君がいた夏
2025年7月20日。参議院選挙の日だった。
朝の街は思いのほか静かで、蝉の鳴き声だけが規則的に空気を切っていた。
投票所へ向かう人たちの流れを横目に、僕は仕事のメールをひと通り片づけて、車を走らせた。
向かう先は、滝だった。
特別な意味があったわけじゃない。ただ、その場所に行けば少しは何かが整う気がした。
3年前か4年前か──記憶は少し曖昧だけれど、その滝には真里と一度だけ行った。
夏の真っ只中で、汗ばむ空気と普段の仕事の負担、それをすべて中和するようなジェラートの甘さが記憶の端に残っていた。

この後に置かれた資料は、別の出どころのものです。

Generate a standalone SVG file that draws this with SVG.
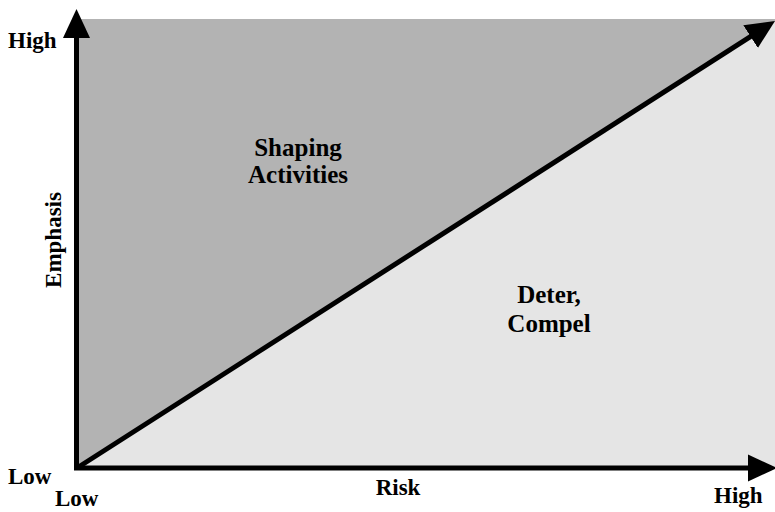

途中にある豚肉専門店の奇妙な名前を、真里が小さな声で読み上げて、笑った。
あのとき、車内にふわりと笑いが生まれた。それは僕の中では奇跡のような瞬間で、
たったそれだけの出来事が、今でもこうして思い出せるというのが不思議だ。
滝の手前にあるジェラート屋で、ブルーベリーのジェラートを食べた。
暑さであっという間に溶けて、指先から滴った冷たい雫が足元の石に落ちるのを、
僕たちはただ眺めていた。何を話していたかは覚えていない。というか、きっと何も話していなかった。
未来について語るのが怖かった。
お互いがそれを無意識に避けていた。僕も、真里も。
それが罪悪感だったのか、あるいはただの臆病だったのかは、今でもよくわからない。
でもあのときの僕は、目の前の真里の美しさにだけ、集中していた。
そうしなければ、何か大切なものが壊れてしまいそうな気がしていた。
今思えば、それこそが小さな嘘だったのかもしれない。目の前のことにしかフォーカスしていない僕の事実だ。
滝に向かう小道で、手をつないだ。
しぶきの向こう側にいる真里を、僕はひとつの風景のように眺めていた。
夏に弱い人だったけど、不思議と夏の記憶ばかりが残っている。
三軒茶屋の片隅のバーで、レモンサワーを何杯も飲んだこと。
暑さにうんざりして下北沢まで歩いた午後。
古い喫茶店でアイスコーヒーを頼んだら、驚くほど香りがよかったこと。
真里は、よく僕の目を見ていた。
まっすぐに見て、何も言わずに微笑むだけで、僕は何もかも見透かされたような気がした。
だから僕は、あまり目を合わせないようにしていた。
そして今、僕はその滝の前に一人で立っている。
空気の温度も、しぶきの匂いも、あのときと同じなのに、世界の解像度が違って見える。
真里の誕生日が近い。
一昨年も去年も何もできなかった。今年もきっとそうだろう。
でも、こうしてひとりで滝を見ていること自体が、何かしらの贈り物のような気もした。
もう、彼女の記憶の中に僕はいないだろう。
でも、僕の中にはまだ、君がいた夏が残っている。
それだけは確かに、失われていない。
帰り道、投票所の前を通り過ぎた。
風が少しだけ優しくなっていた。